For about six months I had a very organized board. Sections with labels. Color-coded markers for different types of things. A small legend in the corner explaining what the colors meant. A friend who saw it said it looked like a war room. I thought that was a compliment.
It wasn't sustainable. The colors required thought at the point of writing — I'd be standing there with a marker trying to remember what blue meant versus green. The sections required me to have already categorized the thing before I wrote it, which is exactly backwards — the board is where I figure out what things are, not where I record them after they're already figured out.
I erased the legend and the section dividers. I kept a single black marker and a single red marker — red for the things that actually need to happen before anything else. That's the entire system.

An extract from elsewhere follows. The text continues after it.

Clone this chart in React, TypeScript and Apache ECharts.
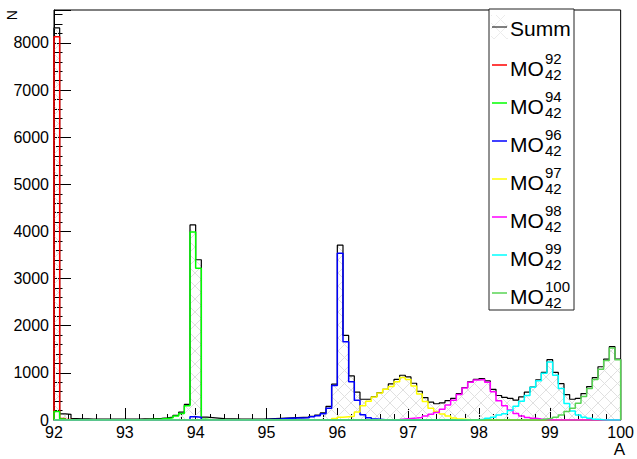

What I found is that the organization emerges naturally when it's needed. If I have five things on the board related to the same project they end up near each other because that's how I wrote them. If something is urgent it goes at eye level. If it can wait it goes in the corner. None of this required a system. It just happened.
I think a lot of productivity systems are solving the problem of not trusting yourself to prioritize in the moment. The system decides what matters so you don't have to. But the cost is that you're now maintaining the system rather than doing the things. At some threshold the overhead exceeds the benefit.
For me the threshold was very low. The system I have now is: write it down, erase it when it's done, put important things somewhere visible. That's it.